__Problem requirements__.
The lines to return are those from the one containing "What matplotlib code" down to the one containing "plt.rcParams['mathtext.default'] = 'regular'", inclusive; return them exactly and nothing else.

########

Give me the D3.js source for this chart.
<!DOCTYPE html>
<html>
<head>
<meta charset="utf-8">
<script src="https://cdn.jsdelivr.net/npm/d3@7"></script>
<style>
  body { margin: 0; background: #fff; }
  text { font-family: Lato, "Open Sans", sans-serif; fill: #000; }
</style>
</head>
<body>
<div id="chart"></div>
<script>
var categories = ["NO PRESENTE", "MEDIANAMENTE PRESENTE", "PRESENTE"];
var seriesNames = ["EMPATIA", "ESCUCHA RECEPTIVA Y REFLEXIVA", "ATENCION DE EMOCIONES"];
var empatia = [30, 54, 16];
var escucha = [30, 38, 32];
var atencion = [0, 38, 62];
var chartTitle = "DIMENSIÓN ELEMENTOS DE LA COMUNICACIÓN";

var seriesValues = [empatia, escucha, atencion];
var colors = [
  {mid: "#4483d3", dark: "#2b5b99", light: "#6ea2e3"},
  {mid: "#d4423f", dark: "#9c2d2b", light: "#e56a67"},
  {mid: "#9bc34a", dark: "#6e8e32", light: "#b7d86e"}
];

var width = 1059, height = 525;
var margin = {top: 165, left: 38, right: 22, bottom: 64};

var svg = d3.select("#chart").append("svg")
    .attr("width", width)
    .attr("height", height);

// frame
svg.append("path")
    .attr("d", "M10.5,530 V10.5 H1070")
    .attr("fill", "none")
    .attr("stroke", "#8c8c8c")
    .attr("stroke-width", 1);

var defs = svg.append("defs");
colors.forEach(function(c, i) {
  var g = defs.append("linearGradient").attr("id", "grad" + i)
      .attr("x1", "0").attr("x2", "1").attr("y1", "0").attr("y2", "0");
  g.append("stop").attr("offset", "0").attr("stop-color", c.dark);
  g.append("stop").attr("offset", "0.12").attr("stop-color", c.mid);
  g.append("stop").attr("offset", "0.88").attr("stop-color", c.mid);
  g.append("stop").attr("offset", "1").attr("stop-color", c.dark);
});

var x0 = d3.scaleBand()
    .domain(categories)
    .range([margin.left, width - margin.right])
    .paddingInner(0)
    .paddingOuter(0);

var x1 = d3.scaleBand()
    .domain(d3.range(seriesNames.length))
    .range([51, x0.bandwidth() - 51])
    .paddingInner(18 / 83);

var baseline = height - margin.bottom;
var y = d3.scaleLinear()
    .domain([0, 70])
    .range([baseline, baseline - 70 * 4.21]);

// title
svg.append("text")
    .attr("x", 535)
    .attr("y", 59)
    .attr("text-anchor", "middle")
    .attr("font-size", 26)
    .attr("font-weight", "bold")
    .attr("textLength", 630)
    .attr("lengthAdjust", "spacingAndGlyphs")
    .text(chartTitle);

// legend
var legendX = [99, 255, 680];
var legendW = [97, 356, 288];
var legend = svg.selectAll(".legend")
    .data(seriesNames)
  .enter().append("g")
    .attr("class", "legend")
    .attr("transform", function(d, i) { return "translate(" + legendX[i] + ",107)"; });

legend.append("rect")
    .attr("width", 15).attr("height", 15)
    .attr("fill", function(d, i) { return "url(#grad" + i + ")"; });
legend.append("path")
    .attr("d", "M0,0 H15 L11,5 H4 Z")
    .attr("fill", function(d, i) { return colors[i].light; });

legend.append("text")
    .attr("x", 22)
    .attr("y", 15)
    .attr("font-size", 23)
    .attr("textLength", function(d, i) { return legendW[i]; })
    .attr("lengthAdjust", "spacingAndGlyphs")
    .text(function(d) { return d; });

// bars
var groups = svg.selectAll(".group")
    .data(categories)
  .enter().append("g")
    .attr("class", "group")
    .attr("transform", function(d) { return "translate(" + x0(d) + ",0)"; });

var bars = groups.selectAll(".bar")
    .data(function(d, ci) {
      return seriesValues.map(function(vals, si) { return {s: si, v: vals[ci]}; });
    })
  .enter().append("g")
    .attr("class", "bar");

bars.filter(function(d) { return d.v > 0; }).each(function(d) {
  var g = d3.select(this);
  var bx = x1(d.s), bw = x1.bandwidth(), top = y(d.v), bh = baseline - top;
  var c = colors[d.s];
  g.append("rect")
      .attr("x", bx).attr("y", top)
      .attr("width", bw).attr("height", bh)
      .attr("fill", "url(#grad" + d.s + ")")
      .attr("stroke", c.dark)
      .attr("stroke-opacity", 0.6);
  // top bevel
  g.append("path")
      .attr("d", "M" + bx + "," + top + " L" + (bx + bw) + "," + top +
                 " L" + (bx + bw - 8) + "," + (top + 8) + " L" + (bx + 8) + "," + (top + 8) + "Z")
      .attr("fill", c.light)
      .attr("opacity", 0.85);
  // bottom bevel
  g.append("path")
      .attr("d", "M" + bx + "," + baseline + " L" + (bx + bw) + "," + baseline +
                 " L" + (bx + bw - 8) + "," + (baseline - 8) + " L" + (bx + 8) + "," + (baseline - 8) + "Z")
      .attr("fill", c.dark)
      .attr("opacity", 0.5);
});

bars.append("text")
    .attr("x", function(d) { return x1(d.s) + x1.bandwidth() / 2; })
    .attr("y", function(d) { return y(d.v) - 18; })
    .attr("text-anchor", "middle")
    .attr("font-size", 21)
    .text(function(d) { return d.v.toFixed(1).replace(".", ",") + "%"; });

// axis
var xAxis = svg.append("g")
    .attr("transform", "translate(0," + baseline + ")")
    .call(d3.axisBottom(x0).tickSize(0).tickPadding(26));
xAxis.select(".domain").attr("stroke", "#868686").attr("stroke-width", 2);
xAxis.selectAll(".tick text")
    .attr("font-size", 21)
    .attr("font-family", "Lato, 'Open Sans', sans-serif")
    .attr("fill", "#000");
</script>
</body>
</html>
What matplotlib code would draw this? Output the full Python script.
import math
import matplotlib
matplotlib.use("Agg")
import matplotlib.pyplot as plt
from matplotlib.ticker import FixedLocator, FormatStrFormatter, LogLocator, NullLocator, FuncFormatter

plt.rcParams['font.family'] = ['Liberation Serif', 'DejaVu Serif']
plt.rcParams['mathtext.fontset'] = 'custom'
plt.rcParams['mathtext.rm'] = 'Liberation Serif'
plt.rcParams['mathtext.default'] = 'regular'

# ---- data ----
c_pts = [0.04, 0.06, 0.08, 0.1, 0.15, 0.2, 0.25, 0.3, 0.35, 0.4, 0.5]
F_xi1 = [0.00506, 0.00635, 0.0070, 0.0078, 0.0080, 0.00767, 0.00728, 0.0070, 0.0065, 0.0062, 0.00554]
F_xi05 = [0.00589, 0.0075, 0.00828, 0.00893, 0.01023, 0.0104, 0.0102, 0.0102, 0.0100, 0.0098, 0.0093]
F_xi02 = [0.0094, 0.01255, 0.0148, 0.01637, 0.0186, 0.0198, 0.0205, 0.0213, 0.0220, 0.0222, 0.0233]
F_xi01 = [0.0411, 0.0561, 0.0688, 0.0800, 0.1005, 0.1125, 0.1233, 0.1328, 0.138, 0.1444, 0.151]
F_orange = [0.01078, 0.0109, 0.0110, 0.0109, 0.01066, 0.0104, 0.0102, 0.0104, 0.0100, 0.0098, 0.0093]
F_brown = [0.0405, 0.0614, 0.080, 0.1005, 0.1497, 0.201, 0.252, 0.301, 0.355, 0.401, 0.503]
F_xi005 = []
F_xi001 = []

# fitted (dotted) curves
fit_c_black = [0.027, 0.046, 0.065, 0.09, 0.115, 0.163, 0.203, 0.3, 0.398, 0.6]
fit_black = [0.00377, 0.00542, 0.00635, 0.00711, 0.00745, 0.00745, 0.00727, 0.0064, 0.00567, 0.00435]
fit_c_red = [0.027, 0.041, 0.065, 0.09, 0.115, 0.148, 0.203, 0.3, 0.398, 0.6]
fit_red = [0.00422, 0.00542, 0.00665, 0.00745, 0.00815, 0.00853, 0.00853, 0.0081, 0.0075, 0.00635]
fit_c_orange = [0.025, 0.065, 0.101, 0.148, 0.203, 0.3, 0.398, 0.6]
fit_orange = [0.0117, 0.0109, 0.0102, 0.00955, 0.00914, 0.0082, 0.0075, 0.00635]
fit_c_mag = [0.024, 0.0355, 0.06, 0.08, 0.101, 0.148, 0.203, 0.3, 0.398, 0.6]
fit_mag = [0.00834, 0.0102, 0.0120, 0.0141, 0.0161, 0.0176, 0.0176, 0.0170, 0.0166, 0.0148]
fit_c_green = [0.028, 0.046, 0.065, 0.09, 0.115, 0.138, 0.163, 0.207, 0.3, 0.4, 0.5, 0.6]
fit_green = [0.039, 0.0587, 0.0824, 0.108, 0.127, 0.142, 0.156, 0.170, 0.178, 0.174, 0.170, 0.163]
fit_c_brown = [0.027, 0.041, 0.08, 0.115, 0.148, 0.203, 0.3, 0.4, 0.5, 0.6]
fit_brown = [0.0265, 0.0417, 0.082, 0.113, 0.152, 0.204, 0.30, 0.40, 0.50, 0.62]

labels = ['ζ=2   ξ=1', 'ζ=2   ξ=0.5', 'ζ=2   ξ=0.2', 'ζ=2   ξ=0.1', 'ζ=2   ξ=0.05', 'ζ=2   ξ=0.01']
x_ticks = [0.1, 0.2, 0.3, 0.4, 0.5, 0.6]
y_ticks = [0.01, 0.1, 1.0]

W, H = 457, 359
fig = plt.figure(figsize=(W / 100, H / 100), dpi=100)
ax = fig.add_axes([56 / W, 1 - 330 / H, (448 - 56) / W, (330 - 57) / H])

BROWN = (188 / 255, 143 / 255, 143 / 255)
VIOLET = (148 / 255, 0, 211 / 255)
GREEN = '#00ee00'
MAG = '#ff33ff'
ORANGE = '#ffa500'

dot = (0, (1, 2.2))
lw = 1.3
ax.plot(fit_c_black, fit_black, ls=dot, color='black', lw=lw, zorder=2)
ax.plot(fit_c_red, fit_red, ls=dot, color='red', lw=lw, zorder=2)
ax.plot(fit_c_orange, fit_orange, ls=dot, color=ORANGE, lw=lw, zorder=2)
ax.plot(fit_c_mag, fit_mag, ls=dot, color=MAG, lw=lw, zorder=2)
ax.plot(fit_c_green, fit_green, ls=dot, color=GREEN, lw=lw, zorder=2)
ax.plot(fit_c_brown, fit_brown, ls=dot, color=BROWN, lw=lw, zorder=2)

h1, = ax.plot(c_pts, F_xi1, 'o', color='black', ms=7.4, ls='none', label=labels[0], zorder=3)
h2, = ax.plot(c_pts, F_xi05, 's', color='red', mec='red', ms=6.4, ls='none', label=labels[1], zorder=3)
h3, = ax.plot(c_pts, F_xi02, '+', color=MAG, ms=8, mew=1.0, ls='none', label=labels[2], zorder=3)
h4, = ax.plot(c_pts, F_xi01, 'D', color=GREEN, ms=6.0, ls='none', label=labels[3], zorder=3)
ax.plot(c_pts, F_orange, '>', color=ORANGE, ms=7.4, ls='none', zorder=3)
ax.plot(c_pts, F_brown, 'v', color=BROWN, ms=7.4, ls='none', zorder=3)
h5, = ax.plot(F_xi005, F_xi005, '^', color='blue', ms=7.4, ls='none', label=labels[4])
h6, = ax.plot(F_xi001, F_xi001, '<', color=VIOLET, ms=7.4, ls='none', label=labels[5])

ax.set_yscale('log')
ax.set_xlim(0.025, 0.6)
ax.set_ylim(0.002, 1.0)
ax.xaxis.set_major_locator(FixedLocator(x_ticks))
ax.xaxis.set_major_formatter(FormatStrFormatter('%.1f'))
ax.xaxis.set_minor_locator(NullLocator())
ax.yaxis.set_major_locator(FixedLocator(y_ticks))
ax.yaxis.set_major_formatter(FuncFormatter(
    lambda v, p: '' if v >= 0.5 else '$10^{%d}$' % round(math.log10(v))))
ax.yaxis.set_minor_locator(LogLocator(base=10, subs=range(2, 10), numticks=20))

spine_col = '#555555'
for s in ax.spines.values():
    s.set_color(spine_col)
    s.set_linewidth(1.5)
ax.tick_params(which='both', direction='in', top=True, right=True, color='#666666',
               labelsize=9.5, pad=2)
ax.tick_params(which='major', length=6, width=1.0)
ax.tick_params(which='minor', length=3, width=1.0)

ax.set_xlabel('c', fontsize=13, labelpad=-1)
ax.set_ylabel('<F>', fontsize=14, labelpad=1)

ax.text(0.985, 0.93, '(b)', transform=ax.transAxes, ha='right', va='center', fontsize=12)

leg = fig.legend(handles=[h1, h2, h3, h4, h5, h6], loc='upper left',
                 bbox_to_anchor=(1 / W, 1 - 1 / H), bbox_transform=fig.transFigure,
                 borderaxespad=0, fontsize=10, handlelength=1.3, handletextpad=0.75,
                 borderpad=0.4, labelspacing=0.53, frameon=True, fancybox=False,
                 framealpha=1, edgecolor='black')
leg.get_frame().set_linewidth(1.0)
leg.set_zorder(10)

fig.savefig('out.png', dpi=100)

########

__Complete output__.
What matplotlib code would draw this? Output the full Python script.
import math
import matplotlib
matplotlib.use("Agg")
import matplotlib.pyplot as plt
from matplotlib.ticker import FixedLocator, FormatStrFormatter, LogLocator, NullLocator, FuncFormatter

plt.rcParams['font.family'] = ['Liberation Serif', 'DejaVu Serif']
plt.rcParams['mathtext.fontset'] = 'custom'
plt.rcParams['mathtext.rm'] = 'Liberation Serif'
plt.rcParams['mathtext.default'] = 'regular'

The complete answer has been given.